Anticipation is building in San Antonio for one such offering: Kimpton’s Hotel Emma, opening in spring 2015 at the Pearl Brewery complex. Housed in the Pearl’s iconic 119-year old brewhouse, the 146-room boutique property, honoring Emma Koehler, wife of Pearl Brewery founder Otto Koehler, comes with a unique concept.

“By design, Emma will help reinforce the distinct culinary identity of the Pearl and San Antonio itself,” says Executive Chef John Brand, who promises a unique food-oriented experience for guests. “From a culinary concierge to culinary-themed touch points throughout the hotel, the kitchen will be the focal point at Emma.”

Inspiration and innovation drive the entire Texas F&B; scene, offering groups a tantalizing range of options for wining, dining and remarkable culinary-themed encounters.

Divine Dine-Around

Home to 4,000 restaurants, Dallas’ ever-evolving food scene offers two enticing new choices for groups. At Hotel Palomar Dallas, Knife is a reinvention of the steakhouse experience from James Beard-nominated Top Chef contestant John Tesar.

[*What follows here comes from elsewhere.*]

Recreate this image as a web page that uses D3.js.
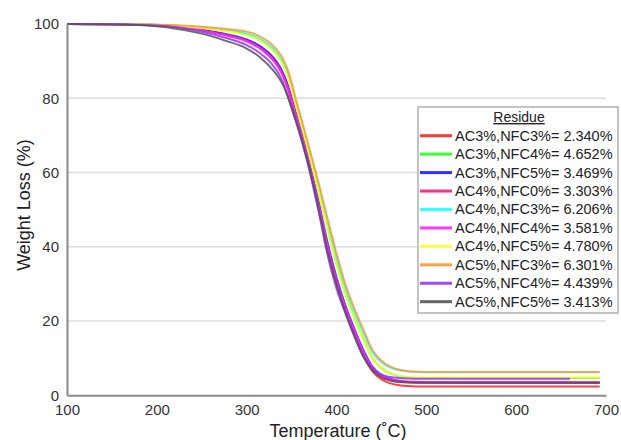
<!DOCTYPE html>
<html>
<head>
<meta charset="utf-8">
<script src="https://cdn.jsdelivr.net/npm/d3@7/dist/d3.min.js"></script>
<style>
  html, body { margin: 0; padding: 0; background: #fff; }
  svg { display: block; }
  text { font-family: "Liberation Sans", Arial, sans-serif; }
</style>
</head>
<body>
<svg id="chart" width="621" height="440"></svg>
<script>
// ---------------- DATA ----------------
const temperatures = [100,150,200,225,250,275,300,315,330,335,340,345,350,355,360,365,370,380,390,400,410,420,430,440,450,460,470,480,500,550,600,650,660,693];

const seriesNames = [
  "AC3%,NFC3%= 2.340%",
  "AC3%,NFC4%= 4.652%",
  "AC3%,NFC5%= 3.469%",
  "AC4%,NFC0%= 3.303%",
  "AC4%,NFC3%= 6.206%",
  "AC4%,NFC4%= 3.581%",
  "AC4%,NFC5%= 4.780%",
  "AC5%,NFC3%= 6.301%",
  "AC5%,NFC4%= 4.439%",
  "AC5%,NFC5%= 3.413%"
];

const seriesColors = ["#ff2020","#22ff22","#1a1aff","#ff1a7a","#22ffff","#ff22ff","#ffff22","#ff9633","#9633ff","#555555"];

const redAC3NFC3    = [100,99.94,99.69,99.26,98.40,97.23,95.62,93.74,90.51,88.88,86.66,83.55,79.56,75.26,71.02,66.49,61.67,51.29,40.07,30.57,22.97,16.58,10.86,6.44,4.29,3.22,2.69,2.48,2.34,2.34,2.34,2.34,2.34,2.34];
const greenAC3NFC4  = [100,99.98,99.77,99.50,98.97,98.21,97.15,95.65,92.84,91.36,89.41,86.64,82.63,78.04,73.74,69.29,64.66,55.18,45.01,35.48,27.30,20.82,15.09,9.99,7.32,5.89,5.15,4.82,4.65,4.65,4.65,4.65,4.65,4.65];
const blueAC3NFC5   = [100,99.95,99.70,99.29,98.48,97.37,95.86,94.04,90.89,89.29,87.12,84.08,80.13,75.83,71.61,67.13,62.38,52.20,41.20,31.79,24.18,17.83,12.16,7.70,5.50,4.39,3.84,3.61,3.47,3.47,3.47,3.47,3.47,3.47];
const pinkAC4NFC0   = [100,99.93,99.67,99.21,98.28,97.02,95.31,93.35,90.07,88.42,86.17,83.03,79.10,74.95,70.79,66.32,61.51,51.07,39.76,30.43,23.08,16.83,11.20,7.02,5.04,4.07,3.61,3.43,3.30,3.30,3.30,3.30,3.30,3.30];
const cyanAC4NFC3   = [100,99.99,99.78,99.54,99.05,98.35,97.38,95.94,93.22,91.78,89.89,87.20,83.23,78.68,74.43,70.04,65.51,56.25,46.34,36.94,28.81,22.40,16.74,11.63,8.93,7.48,6.72,6.38,6.21,6.21,6.21,6.21,6.21,6.21];
const magentaAC4NFC4= [100,99.94,99.68,99.24,98.35,97.15,95.50,93.59,90.37,88.74,86.52,83.41,79.49,75.30,71.13,66.67,61.89,51.56,40.38,31.04,23.63,17.35,11.73,7.47,5.41,4.40,3.91,3.71,3.58,3.58,3.58,3.58,3.58,3.58];
const yellowAC4NFC5 = [100,99.98,99.76,99.48,98.91,98.10,96.98,95.44,92.59,91.10,89.13,86.33,82.33,77.79,73.53,69.08,64.45,54.90,44.65,35.16,27.09,20.64,14.94,9.95,7.35,5.97,5.26,4.95,4.78,4.78,4.78,4.78,4.78,4.78];
const orangeAC5NFC3 = [100,100,99.81,99.63,99.25,98.69,97.94,96.60,94.00,92.60,90.80,88.20,84.20,79.50,75.20,70.80,66.30,57.30,47.70,38.20,29.80,23.30,17.60,12.20,9.30,7.71,6.86,6.49,6.30,6.30,6.30,6.30,6.30,6.30];
const purpleAC5NFC4 = [100,99.90,99.62,99.04,97.90,96.37,94.30,92.10,88.60,86.90,84.50,81.20,77.40,73.60,69.60,65.20,60.40,49.60,37.80,28.80,22.10,16.10,10.65,7.12,5.59,4.92,4.63,4.54,4.44,4.44,4.44,4.44,4.44,null];
const grayAC5NFC5   = [100,99.90,99.40,98.60,97.40,95.60,93.40,91.00,87.40,85.80,83.80,81.00,77.50,73.80,69.90,65.60,61.00,50.30,38.80,29.80,22.20,15.80,10.30,6.70,4.80,4.00,3.65,3.50,3.43,3.41,3.41,3.41,3.41,3.41];

const seriesValues = [redAC3NFC3, greenAC3NFC4, blueAC3NFC5, pinkAC4NFC0, cyanAC4NFC3,
                      magentaAC4NFC4, yellowAC4NFC5, orangeAC5NFC3, purpleAC5NFC4, grayAC5NFC5];

const xTicks = [100,200,300,400,500,600,700];
const yTicks = [0,20,40,60,80,100];
const gridValues = [20,40,60,80];

const xTitle = "Temperature (\u02DAC)";
const yTitle = "Weight Loss (%)";
const legendTitle = "Residue";

// ---------------- CHART ----------------
const svg = d3.select("#chart");
const x = d3.scaleLinear().domain([100,700]).range([67,606]);
const y = d3.scaleLinear().domain([0,100]).range([395.3,24]);

// gridlines
svg.append("g").selectAll("line").data(gridValues).join("line")
  .attr("x1", x(100)).attr("x2", x(700))
  .attr("y1", d => y(d)).attr("y2", d => y(d))
  .attr("stroke", "#dcdcdc").attr("stroke-width", 1.5);

// curves
const line = d3.line()
  .defined(d => d[1] != null)
  .x(d => x(d[0])).y(d => y(d[1]))
  .curve(d3.curveMonotoneX);

seriesValues.forEach((vals, i) => {
  svg.append("path")
    .datum(temperatures.map((t, j) => [t, vals[j]]))
    .attr("d", line)
    .attr("fill", "none")
    .attr("stroke", seriesColors[i])
    .attr("stroke-width", 2)
    .attr("stroke-opacity", 0.85);
});

// axes
const xAxis = svg.append("g").attr("transform", `translate(0,${y(0)})`)
  .call(d3.axisBottom(x).tickValues(xTicks).tickSize(0).tickPadding(9).tickFormat(d3.format("d")));
const yAxis = svg.append("g").attr("transform", `translate(${x(100)},0)`)
  .call(d3.axisLeft(y).tickValues(yTicks).tickSize(0).tickPadding(8).tickFormat(d3.format("d")));
[xAxis, yAxis].forEach(g => {
  g.select(".domain").attr("stroke", "#8a8a8a").attr("stroke-width", 2);
  g.selectAll("text").attr("font-size", 15).attr("fill", "#333")
    .attr("font-family", "'Liberation Sans', Arial, sans-serif");
});

// axis titles
svg.append("text").attr("x", 338).attr("y", 437).attr("text-anchor", "middle")
  .attr("font-size", 18).attr("fill", "#222").text(xTitle);
svg.append("text").attr("transform", "translate(30,205) rotate(-90)").attr("text-anchor", "middle")
  .attr("font-size", 18).attr("fill", "#222").text(yTitle);

// legend
const lg = svg.append("g");
lg.append("rect").attr("x", 418).attr("y", 107).attr("width", 200).attr("height", 206)
  .attr("fill", "#fff").attr("stroke", "#b0b0b0").attr("stroke-width", 1.5);
lg.append("text").attr("x", 519).attr("y", 122).attr("text-anchor", "middle")
  .attr("font-size", 14).attr("fill", "#222").attr("text-decoration", "underline").text(legendTitle);
const rowY = d3.scaleLinear().domain([0, seriesNames.length - 1]).range([135.7, 301.7]);
seriesNames.forEach((name, i) => {
  lg.append("line").attr("x1", 420).attr("x2", 452)
    .attr("y1", rowY(i)).attr("y2", rowY(i))
    .attr("stroke", seriesColors[i]).attr("stroke-width", 3).attr("stroke-opacity", 0.9);
  lg.append("text").attr("x", 455).attr("y", rowY(i) + 5)
    .attr("font-size", 14.5).attr("fill", "#222").text(name);
});
</script>
</body>
</html>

Southwestern cooking pioneer Stephan Pyles, meanwhile, has transformed his former Samar space in the Dallas Arts District with San Salvaje, or “Wild Saint” in Spanish, a high-energy fusion of various Latin American cuisines.

In San Antonio, serial restaurateur Johnny Hernandez’s latest concept,El Machito, pays homage to traditional mesquite-grilled meats, while in Houston, Chris Shepherd’s 2014 James Beard win as “Best Chef Southwest” underscores the flavor of the local scene. Groups of up to 180 can buy out his flagship restaurant Underbelly, which also offers private space for up to 36. Shepherd also leads Houston Culinary Tours: Where the Chefs Eat in his spare time.